Fitch Ratings‘ “neutral” 2026 outlook for the global Oil and Gas sector reflects its assumption that the Brent oil price will average about $63/barrel, down from $69/barrel in 2025, with geopolitical risks supporting prices while large oversupply constrains them, Fitch said in a report published Dec. 12.
The oil market will remain oversupplied as supply growth will continue to outpace demand growth in 2026. The International Energy Agency projects world supply increasing by 2.5 million barrels a day (mb/d), split between non-OPEC+ (about 1.2 mb/d from the US, Brazil, Canada, Guyana, and Argentina) and OPEC+ (about 1.3 mb/d under current agreements). Demand growth remains subdued by weak macro trends, accelerating transport electrification and a weak petrochemical sector.
Refining margins remain robust amid capacity disruptions and Fitch expects them to remain constructive in 2026, though regional differences persist. LNG supply will expand in 2026, driving European gas prices down, but keeping US gas prices firm.

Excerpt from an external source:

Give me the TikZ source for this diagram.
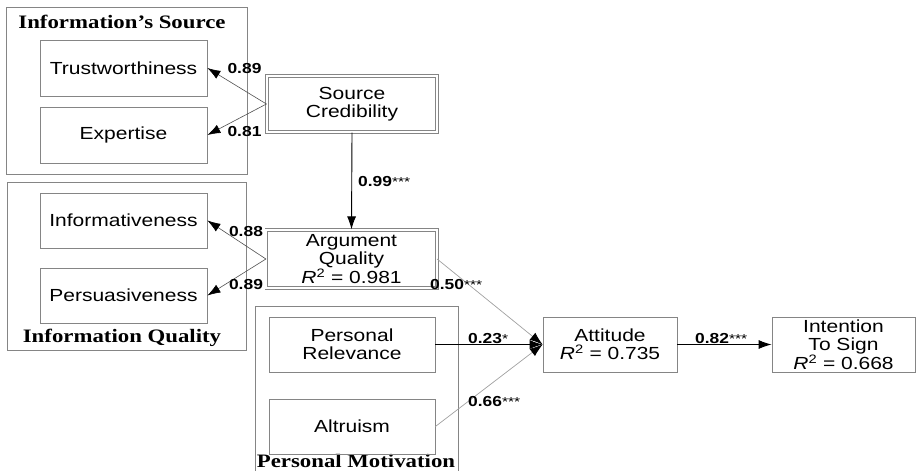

Oil and gas companies enter 2026 with strong balance sheets and disciplined capex focused on short-cycle oil, selective LNG and targeted lowcarbon projects. Fitch projects global median EBITDA net leverage to remain largely flat in 2026, with FCF margins improving against 2025 on cost and capex discipline.
Fitch expects median EBITDA net leverage in APAC to rise to 1.3x from 0.9x in 2025 amid high capex and lower prices, with Chinese national oil companies and Australian LNG firms retaining ample buffers. EBITDA Net leverage will rise for most Southeast Asian and Indian upstream producers as energy security needs keep capex intensity high, while Indian downstream leverage should improve on steady refining margins and improved market margins.